Professor Nancy S.B. Williams on the frontiers of inorganic chemistry curriculum

Nancy Williams

Kicking off the 2017-2018 academic year with a $1.11 million grant might be an educator’s dream. Professor Nancy S.B. Williams and a cohort of 10 faculty members from liberal arts colleges around the nation are finding out how that feels thanks to a grant from the National Science Foundation awarded last month.

Williams, Associate Professor of Chemistry in the W.M. Keck Science Department, is part of the leadership for the Interactive Online Network of Inorganic Chemists, (IONiC), an effort initially spearheaded a decade ago by Adam Johnson, Professor of Chemistry at Harvey Mudd College.
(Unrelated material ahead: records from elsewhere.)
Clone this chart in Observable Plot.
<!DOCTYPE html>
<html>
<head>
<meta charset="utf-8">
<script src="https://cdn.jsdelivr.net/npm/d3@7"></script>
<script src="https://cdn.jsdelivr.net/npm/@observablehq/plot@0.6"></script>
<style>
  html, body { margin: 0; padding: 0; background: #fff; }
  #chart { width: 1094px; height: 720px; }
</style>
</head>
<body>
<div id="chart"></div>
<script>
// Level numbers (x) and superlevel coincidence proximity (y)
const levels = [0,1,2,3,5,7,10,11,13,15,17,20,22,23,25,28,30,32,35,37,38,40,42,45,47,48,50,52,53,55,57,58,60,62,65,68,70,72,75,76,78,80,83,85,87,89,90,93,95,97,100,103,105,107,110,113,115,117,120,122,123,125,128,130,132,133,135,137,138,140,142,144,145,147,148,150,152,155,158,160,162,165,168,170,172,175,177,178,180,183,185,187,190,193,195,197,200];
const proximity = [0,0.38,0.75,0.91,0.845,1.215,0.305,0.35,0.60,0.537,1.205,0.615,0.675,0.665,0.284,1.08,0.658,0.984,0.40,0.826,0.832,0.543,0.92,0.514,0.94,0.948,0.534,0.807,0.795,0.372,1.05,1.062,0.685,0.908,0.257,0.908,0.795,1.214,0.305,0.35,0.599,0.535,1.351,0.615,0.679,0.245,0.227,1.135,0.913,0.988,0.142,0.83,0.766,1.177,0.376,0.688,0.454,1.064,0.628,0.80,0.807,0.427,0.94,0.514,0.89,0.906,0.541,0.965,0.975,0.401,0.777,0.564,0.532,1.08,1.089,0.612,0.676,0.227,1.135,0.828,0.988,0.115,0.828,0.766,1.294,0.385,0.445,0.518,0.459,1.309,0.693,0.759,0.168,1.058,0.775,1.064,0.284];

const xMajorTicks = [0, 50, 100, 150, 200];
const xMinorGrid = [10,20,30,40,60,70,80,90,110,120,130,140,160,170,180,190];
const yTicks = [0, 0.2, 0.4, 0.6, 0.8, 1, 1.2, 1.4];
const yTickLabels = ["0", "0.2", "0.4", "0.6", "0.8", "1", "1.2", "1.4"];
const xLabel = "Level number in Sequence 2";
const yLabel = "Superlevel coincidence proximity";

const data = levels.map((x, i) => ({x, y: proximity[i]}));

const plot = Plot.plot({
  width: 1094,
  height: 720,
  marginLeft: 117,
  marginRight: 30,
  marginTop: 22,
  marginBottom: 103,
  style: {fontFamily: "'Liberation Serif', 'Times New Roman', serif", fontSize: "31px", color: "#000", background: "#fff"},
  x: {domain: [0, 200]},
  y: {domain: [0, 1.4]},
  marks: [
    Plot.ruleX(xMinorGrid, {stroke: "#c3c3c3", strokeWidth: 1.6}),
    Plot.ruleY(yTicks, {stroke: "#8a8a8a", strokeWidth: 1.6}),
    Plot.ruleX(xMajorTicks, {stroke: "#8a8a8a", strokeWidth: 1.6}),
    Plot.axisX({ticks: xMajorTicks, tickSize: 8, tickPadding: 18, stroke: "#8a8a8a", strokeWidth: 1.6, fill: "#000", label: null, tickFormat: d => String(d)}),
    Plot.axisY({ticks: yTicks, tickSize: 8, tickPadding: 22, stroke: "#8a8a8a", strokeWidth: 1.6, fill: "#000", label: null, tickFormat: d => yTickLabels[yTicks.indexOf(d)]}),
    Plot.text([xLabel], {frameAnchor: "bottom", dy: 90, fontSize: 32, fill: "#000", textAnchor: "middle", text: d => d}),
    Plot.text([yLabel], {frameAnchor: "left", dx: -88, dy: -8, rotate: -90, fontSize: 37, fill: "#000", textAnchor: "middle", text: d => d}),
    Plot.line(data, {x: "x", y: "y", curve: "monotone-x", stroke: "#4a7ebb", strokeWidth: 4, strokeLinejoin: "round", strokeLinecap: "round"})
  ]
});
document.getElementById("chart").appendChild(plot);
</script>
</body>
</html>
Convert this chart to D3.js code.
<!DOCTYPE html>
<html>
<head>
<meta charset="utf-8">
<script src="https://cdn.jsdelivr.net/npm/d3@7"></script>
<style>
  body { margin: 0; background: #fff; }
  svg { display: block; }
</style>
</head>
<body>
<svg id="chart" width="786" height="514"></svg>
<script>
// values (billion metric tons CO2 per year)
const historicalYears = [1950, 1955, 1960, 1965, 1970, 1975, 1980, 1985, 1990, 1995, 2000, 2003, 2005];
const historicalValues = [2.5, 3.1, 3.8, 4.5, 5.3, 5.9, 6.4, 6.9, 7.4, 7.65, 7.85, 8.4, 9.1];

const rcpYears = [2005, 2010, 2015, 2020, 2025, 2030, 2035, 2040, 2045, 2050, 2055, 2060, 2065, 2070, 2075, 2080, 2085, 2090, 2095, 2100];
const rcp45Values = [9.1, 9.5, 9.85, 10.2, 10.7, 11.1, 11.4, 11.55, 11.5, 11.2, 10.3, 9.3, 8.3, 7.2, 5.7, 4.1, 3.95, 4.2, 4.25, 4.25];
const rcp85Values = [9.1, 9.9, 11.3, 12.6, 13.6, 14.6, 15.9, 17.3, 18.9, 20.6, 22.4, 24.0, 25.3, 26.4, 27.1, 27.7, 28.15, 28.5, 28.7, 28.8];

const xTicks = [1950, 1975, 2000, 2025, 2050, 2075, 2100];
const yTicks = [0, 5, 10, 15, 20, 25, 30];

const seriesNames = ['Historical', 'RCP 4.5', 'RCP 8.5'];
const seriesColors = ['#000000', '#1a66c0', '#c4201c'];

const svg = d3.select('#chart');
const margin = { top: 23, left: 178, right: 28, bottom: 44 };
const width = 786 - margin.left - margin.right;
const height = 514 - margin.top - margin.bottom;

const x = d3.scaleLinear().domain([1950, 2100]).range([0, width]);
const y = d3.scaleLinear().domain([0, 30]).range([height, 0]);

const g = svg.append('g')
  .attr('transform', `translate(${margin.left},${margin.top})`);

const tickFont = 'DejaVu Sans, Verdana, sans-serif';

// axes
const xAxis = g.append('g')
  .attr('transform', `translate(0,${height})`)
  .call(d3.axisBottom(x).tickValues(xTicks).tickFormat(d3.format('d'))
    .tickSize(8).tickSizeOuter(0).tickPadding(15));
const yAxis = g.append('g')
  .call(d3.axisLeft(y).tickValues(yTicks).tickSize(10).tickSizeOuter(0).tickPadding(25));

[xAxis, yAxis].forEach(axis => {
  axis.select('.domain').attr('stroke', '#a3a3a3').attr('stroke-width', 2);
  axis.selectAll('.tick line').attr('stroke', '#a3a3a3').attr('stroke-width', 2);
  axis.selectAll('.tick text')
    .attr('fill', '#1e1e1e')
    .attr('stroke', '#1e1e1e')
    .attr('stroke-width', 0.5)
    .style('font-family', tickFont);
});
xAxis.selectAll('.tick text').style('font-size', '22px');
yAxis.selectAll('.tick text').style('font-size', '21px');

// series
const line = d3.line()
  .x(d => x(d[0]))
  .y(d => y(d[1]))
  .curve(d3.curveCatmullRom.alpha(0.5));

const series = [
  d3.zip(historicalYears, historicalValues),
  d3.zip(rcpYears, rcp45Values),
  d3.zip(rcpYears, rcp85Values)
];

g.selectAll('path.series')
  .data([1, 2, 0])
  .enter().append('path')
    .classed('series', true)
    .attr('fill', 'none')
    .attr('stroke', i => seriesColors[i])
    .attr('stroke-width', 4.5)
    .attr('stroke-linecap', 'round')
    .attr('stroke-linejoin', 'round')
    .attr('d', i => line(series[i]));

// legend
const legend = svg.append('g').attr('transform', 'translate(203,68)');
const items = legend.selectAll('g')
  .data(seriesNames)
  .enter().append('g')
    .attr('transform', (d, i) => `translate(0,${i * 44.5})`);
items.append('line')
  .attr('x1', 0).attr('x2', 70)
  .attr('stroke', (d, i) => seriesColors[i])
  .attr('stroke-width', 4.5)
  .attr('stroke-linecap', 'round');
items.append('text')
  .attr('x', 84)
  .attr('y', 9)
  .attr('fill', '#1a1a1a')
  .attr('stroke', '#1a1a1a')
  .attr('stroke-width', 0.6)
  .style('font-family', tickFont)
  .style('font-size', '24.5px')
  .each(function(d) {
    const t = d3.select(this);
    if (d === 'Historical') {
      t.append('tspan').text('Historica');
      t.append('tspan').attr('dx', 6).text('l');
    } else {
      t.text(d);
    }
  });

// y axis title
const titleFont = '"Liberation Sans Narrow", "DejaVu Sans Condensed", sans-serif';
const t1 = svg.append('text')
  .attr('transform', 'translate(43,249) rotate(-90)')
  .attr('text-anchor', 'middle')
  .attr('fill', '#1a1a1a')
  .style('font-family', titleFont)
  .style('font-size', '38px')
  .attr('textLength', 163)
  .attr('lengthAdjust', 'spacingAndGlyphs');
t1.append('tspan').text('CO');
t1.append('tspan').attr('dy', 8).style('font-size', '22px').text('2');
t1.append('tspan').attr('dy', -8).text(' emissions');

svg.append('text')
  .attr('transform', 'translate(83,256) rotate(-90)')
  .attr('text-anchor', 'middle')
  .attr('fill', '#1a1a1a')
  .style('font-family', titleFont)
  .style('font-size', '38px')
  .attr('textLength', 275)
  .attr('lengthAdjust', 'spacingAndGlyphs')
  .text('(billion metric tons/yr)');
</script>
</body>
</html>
With the new funding, the group continues their mission to transform inorganic chemistry education and augment the way it’s taught at the college level.

“Inorganic chemistry is kind of ill-defined,” Williams said. “If we have one semester to teach this incredibly diverse course to our students, what should we cover? How do you approach this challenging, heterogeneous subject to students who may never study it again, and give them a legitimate taste of what is going on in this field?”

Williams noted that at many liberal arts colleges, typically only one professor teaches inorganic chemistry, making the challenge of finding and sharing teaching processes and techniques much more difficult.

Early on, the group created an information-sharing platform that they called the Virtual Inorganic Pedagogical Electronic Resource, or VIPEr (www.ionicviper.org). The website has since gathered hundreds of learning objects that can be filtered by category, activity type, and course level. More than a thousand faculty members are signed up to submit and share their assets.

IONiC will use the funds to even greater effect, sponsoring three cohorts of 20 inorganic chemistry faculty members at various workshops with the aim of helping inorganic chemistry pedagogy to evolve.

These workshops provide the community and network faculty members need to develop and implement learning processes like working in groups, worksheets, and learning from up-to-date readings and papers. The techniques, Williams explained, have been proven to enable learning, but also have other benefits. “We know active learning improves retention of material and engages students as scientists. It does better at fully including women, minorities, and other groups that have been traditionally underrepresented in STEM.”

The group will also use the grant to continue the robust programs it already has in place, like supporting undergraduate research by giving students the opportunity to present papers and talks annually at the spring American Chemical Society National Meeting. This program, called Undergraduates at the Frontiers of Inorganic Chemistry, has been underway for 10 years with the support of ACS’s Division of Inorganic Chemistry.

Finally, IONiC will continue funding a series of workshops that seek to advance mentorship and develop faculty in specific areas of inorganic chemistry. Faculty members meet with experts in the fields of inorganic chemistry they have targeted as being critical to their teaching expertise. The workshops, Williams explained, are “great faculty developing opportunities to meet people who are going to be mentors or potential collaborators.”

IONiC’s study of pedagogy has the potential to impact disciplines outside of inorganic chemistry. “If we can find what enables, empowers, facilitates, and catalyzes change in classrooms, that hopefully will translate to other types of classrooms,” Williams said. “If it turns out all you need is a community of people online at the same time, it’s easy to imagine how to scale and replicate that.”